**Aim:** Retype only the lines running from the beginning of the entries below to the line with "plt.rcParams['font.family'] = ['Liberation", both included. Do not include pictures.

**Supplied entries:**

★ ★ ★ ★ ★

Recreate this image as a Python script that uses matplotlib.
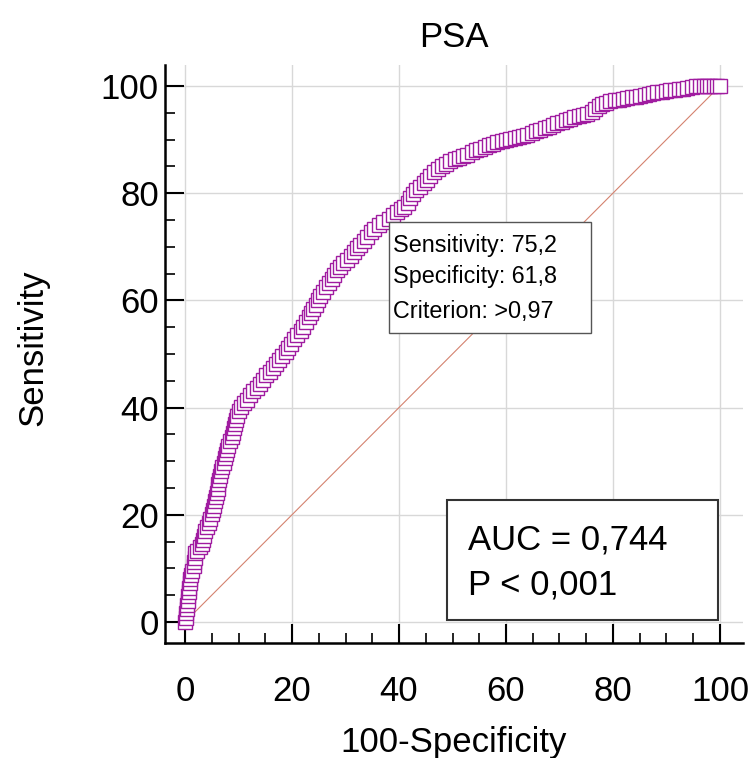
import matplotlib
matplotlib.use("Agg")
import matplotlib.pyplot as plt
from matplotlib.patches import Rectangle
from matplotlib.ticker import MultipleLocator

plt.rcParams['font.family'] = ['Liberation Sans', 'DejaVu Sans']

# ROC points: 100-Specificity (x) and Sensitivity (y)
fpr = [0, 0.1, 0.2, 0.3, 0.4, 0.5, 0.6, 0.7, 0.8, 0.9, 1.0, 1.2, 1.4, 1.6, 1.7, 1.8, 1.9, 2.3, 2.8, 3.2,
       3.4, 3.6, 3.8, 4.1, 4.4, 4.7, 5.0, 5.2, 5.4, 5.6, 5.8, 6.0, 6.1, 6.2, 6.3, 6.5, 6.7, 7.0, 7.3, 7.5,
       7.7, 7.9, 8.1, 8.4, 8.7, 8.9, 9.1, 9.3, 9.5, 9.8, 10.1, 10.5, 11.0, 11.6, 12.2, 12.8, 13.4, 14.0, 14.6, 15.2,
       15.8, 16.4, 17.0, 17.6, 18.2, 18.8, 19.3, 19.8, 20.4, 21.0, 21.6, 22.1, 22.6, 23.1, 23.6, 24.0, 24.4, 24.8, 25.2, 25.7,
       26.3, 26.9, 27.4, 27.9, 28.4, 29.0, 29.6, 30.3, 31.0, 31.6, 32.2, 32.8, 33.4, 34.0, 34.7, 35.4, 36.2, 37.1, 38.2, 38.9,
       39.6, 40.3, 41.0, 41.6, 42.1, 42.6, 43.2, 43.9, 44.6, 45.2, 45.8, 46.5, 47.2, 48.0, 48.8, 49.6, 50.4, 51.2, 52.0, 52.8,
       53.6, 54.4, 55.2, 56.0, 56.8, 57.6, 58.4, 59.2, 60.0, 60.8, 61.6, 62.4, 63.2, 64.0, 64.8, 65.6, 66.4, 67.2, 68.0, 68.8,
       69.6, 70.4, 71.2, 72.0, 72.8, 73.6, 74.4, 75.2, 76.0, 76.7, 77.3, 77.9, 78.7, 79.5, 80.3, 81.1, 81.9, 82.7, 83.5, 84.3,
       85.1, 85.9, 86.7, 87.5, 88.3, 89.1, 89.9, 90.7, 91.5, 92.3, 93.1, 93.9, 94.7, 95.5, 96.3, 97.0, 97.6, 98.2, 98.8, 99.4,
       100]
tpr = [0, 0.8, 1.6, 2.4, 3.2, 4.0, 4.8, 5.6, 6.4, 7.2, 8.0, 8.8, 9.6, 10.4, 11.2, 12.0, 12.8, 13.3, 13.9, 14.6,
       15.3, 16.1, 16.9, 17.7, 18.5, 19.3, 20.1, 20.9, 21.7, 22.5, 23.3, 24.1, 24.9, 25.7, 26.5, 27.3, 28.1, 28.9, 29.7, 30.5,
       31.3, 32.1, 32.9, 33.7, 34.5, 35.3, 36.1, 36.9, 37.7, 38.5, 39.3, 40.1, 40.8, 41.5, 42.3, 43.0, 43.7, 44.4, 45.2, 46.0,
       46.6, 47.3, 48.1, 48.8, 49.6, 50.3, 51.1, 51.9, 52.7, 53.5, 54.3, 55.1, 55.9, 56.8, 57.6, 58.4, 59.2, 60.0, 60.8, 61.6,
       62.4, 63.2, 64.0, 64.8, 65.6, 66.3, 67.0, 67.6, 68.3, 69.0, 69.7, 70.4, 71.1, 71.9, 72.7, 73.4, 74.1, 74.7, 75.2, 75.9,
       76.5, 77.0, 77.5, 78.2, 79.0, 79.8, 80.5, 81.2, 81.9, 82.5, 83.2, 83.9, 84.5, 85.0, 85.5, 85.9, 86.3, 86.6, 86.9, 87.2,
       87.6, 88.0, 88.3, 88.6, 88.9, 89.2, 89.5, 89.7, 89.9, 90.1, 90.3, 90.5, 90.7, 90.9, 91.2, 91.5, 91.8, 92.1, 92.4, 92.7,
       93.0, 93.3, 93.6, 93.9, 94.2, 94.4, 94.6, 94.8, 95.1, 95.6, 96.2, 96.7, 96.9, 97.1, 97.3, 97.4, 97.5, 97.7, 97.9, 98.0,
       98.2, 98.3, 98.4, 98.6, 98.8, 98.9, 99.0, 99.2, 99.3, 99.4, 99.5, 99.7, 99.8, 99.9, 99.9, 100, 100, 100, 100, 100,
       100]

diag = [0, 100]
ticks = [0, 20, 40, 60, 80, 100]

title = "PSA"
xlabel = "100-Specificity"
ylabel = "Sensitivity"
crit_lines = ["Sensitivity: 75,2", "Specificity: 61,8", "Criterion: >0,97"]
auc_lines = ["AUC = 0,744", "P < 0,001"]

purple = '#a01ca0'

fig = plt.figure(figsize=(7.52, 7.58), dpi=100)
ax = fig.add_axes([165/752, 1-643/758, (743-165)/752, (643-65)/758])

ax.set_xlim(-3.74, 104.3)
ax.set_ylim(-3.92, 103.9)

ax.grid(True, which='major', color='#d8d8d8', linewidth=1.0)
ax.set_axisbelow(True)

ax.plot(diag, diag, color='#d4826f', linewidth=0.8, zorder=2)
ax.plot(fpr, tpr, color=purple, linewidth=1.0, marker='s', markersize=9.5,
        markerfacecolor='white', markeredgecolor=purple, markeredgewidth=1.0, zorder=3)

for s in ['top', 'right']:
    ax.spines[s].set_visible(False)
for s in ['left', 'bottom']:
    ax.spines[s].set_linewidth(1.8)
    ax.spines[s].set_color('black')

ax.set_xticks(ticks)
ax.set_yticks(ticks)
ax.xaxis.set_minor_locator(MultipleLocator(5))
ax.yaxis.set_minor_locator(MultipleLocator(5))
ax.tick_params(which='major', direction='in', length=14, width=1.5, labelsize=25)
ax.tick_params(which='minor', direction='in', length=7, width=1.2)
ax.tick_params(axis='x', which='major', pad=23)
ax.tick_params(axis='y', which='major', pad=4.5)

ax.set_title(title, fontsize=25, pad=13)
ax.set_xlabel(xlabel, fontsize=25)
ax.set_ylabel(ylabel, fontsize=25)
ax.xaxis.set_label_coords(0.5, -0.143)
ax.yaxis.set_label_coords(-0.2, 0.51)

# criterion box
ax.add_patch(Rectangle((38.2, 53.9), 37.7, 20.7, facecolor='white',
                       edgecolor='#555555', linewidth=1.0, zorder=4))
for t, yy in zip(crit_lines, [70.3, 64.4, 58.0]):
    ax.text(38.9, yy, t, fontsize=16.8, va='center', ha='left', zorder=5)

# AUC box
ax.add_patch(Rectangle((49.0, 0.4), 50.6, 22.4, facecolor='white',
                       edgecolor='#333333', linewidth=1.5, zorder=4))
for t, yy in zip(auc_lines, [15.3, 6.9]):
    ax.text(52.9, yy, t, fontsize=25, va='center', ha='left', zorder=5)

fig.savefig('out.png', dpi=100)
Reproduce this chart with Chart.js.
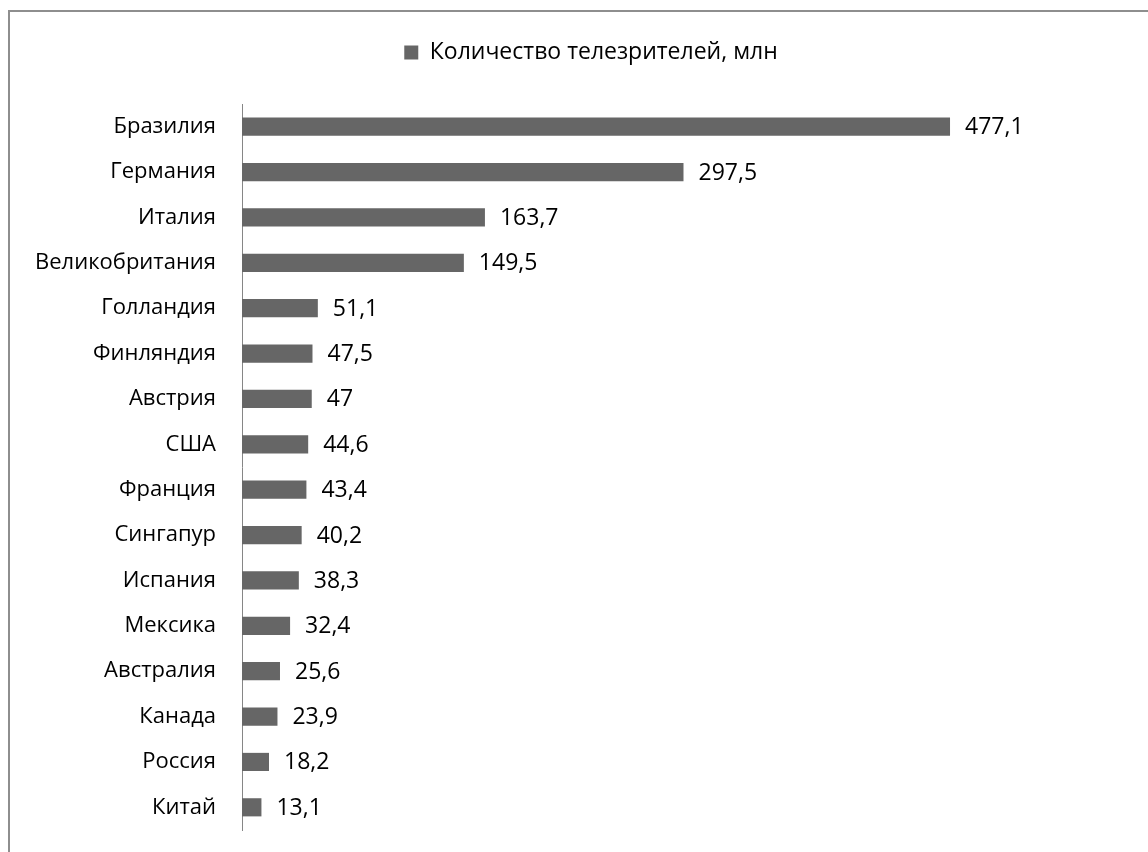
<!DOCTYPE html>
<html>
<head>
<meta charset="utf-8">
<script src="https://cdn.jsdelivr.net/npm/chart.js@4"></script>
<style>
  html, body { margin: 0; padding: 0; background: #fff; overflow: hidden; }
  #wrap { position: absolute; left: 0; top: 0; width: 1148px; height: 852px; }
  #frame { position: absolute; left: 8px; top: 10px; width: 1300px; height: 1000px;
           border-top: 2px solid #8e8e8e; border-left: 2px solid #8e8e8e; box-sizing: border-box; }
  canvas { position: absolute; left: 0; top: 0; }
</style>
</head>
<body>
<div id="wrap">
  <div id="frame"></div>
  <canvas id="c" width="1148" height="852"></canvas>
</div>
<script>
const categories = ["Бразилия","Германия","Италия","Великобритания","Голландия","Финляндия","Австрия","США","Франция","Сингапур","Испания","Мексика","Австралия","Канада","Россия","Китай"];
const viewers = [477.1, 297.5, 163.7, 149.5, 51.1, 47.5, 47, 44.6, 43.4, 40.2, 38.3, 32.4, 25.6, 23.9, 18.2, 13.1];
const seriesName = "Количество телезрителей, млн";

const FONT = "'Open Sans', sans-serif";

const dataLabels = {
  id: 'dataLabels',
  afterDatasetsDraw(chart) {
    const ctx = chart.ctx;
    const meta = chart.getDatasetMeta(0);
    ctx.save();
    ctx.font = "23px " + FONT;
    ctx.fillStyle = "#000";
    ctx.textAlign = "left";
    ctx.textBaseline = "middle";
    meta.data.forEach((bar, i) => {
      const v = chart.data.datasets[0].data[i];
      ctx.fillText(String(v).replace('.', ','), bar.x + 15, bar.y + 1);
    });
    ctx.restore();
  }
};

const legendSpacer = {
  id: 'legendSpacer',
  beforeInit(chart) {
    const orig = chart.legend.fit;
    chart.legend.fit = function () {
      orig.bind(chart.legend)();
      this.height += 30;
    };
  }
};

new Chart(document.getElementById('c'), {
  type: 'bar',
  data: {
    labels: categories,
    datasets: [{
      label: seriesName,
      data: viewers,
      backgroundColor: '#666666',
      borderWidth: 0,
      barPercentage: 0.4,
      categoryPercentage: 1.0
    }]
  },
  options: {
    indexAxis: 'y',
    responsive: false,
    animation: false,
    layout: { padding: { top: 31, right: 0, bottom: 22, left: 34 } },
    plugins: {
      legend: {
        display: true,
        position: 'top',
        labels: {
          font: { family: FONT, size: 23 },
          color: '#000',
          boxWidth: 14,
          boxHeight: 14,
          padding: 10,
          useBorderRadius: false
        }
      },
      tooltip: { enabled: false },
      title: { display: false }
    },
    scales: {
      x: { display: false, min: 0, max: 610.5 },
      y: {
        afterFit(scale) { scale.width = 208; },
        grid: { display: true, drawOnChartArea: false, drawTicks: true, tickLength: 26, color: 'rgba(0,0,0,0)' },
        border: { display: true, color: '#868686', width: 1 },
        ticks: {
          font: { family: FONT, size: 22 },
          color: '#000',
          padding: 0
        }
      }
    }
  },
  plugins: [dataLabels, legendSpacer]
});
</script>
</body>
</html>
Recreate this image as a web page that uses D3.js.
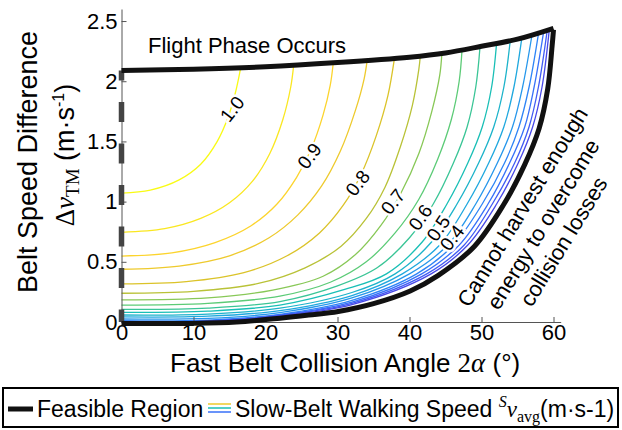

★ ★ ★ ★ ★

**Task answer:**
Recreate this image as a Python script that uses matplotlib.
import matplotlib
matplotlib.use("Agg")
import matplotlib.pyplot as plt
from matplotlib.patches import Rectangle
from matplotlib.ticker import MultipleLocator

plt.rcParams['font.family'] = ['Liberation Sans', 'DejaVu Sans']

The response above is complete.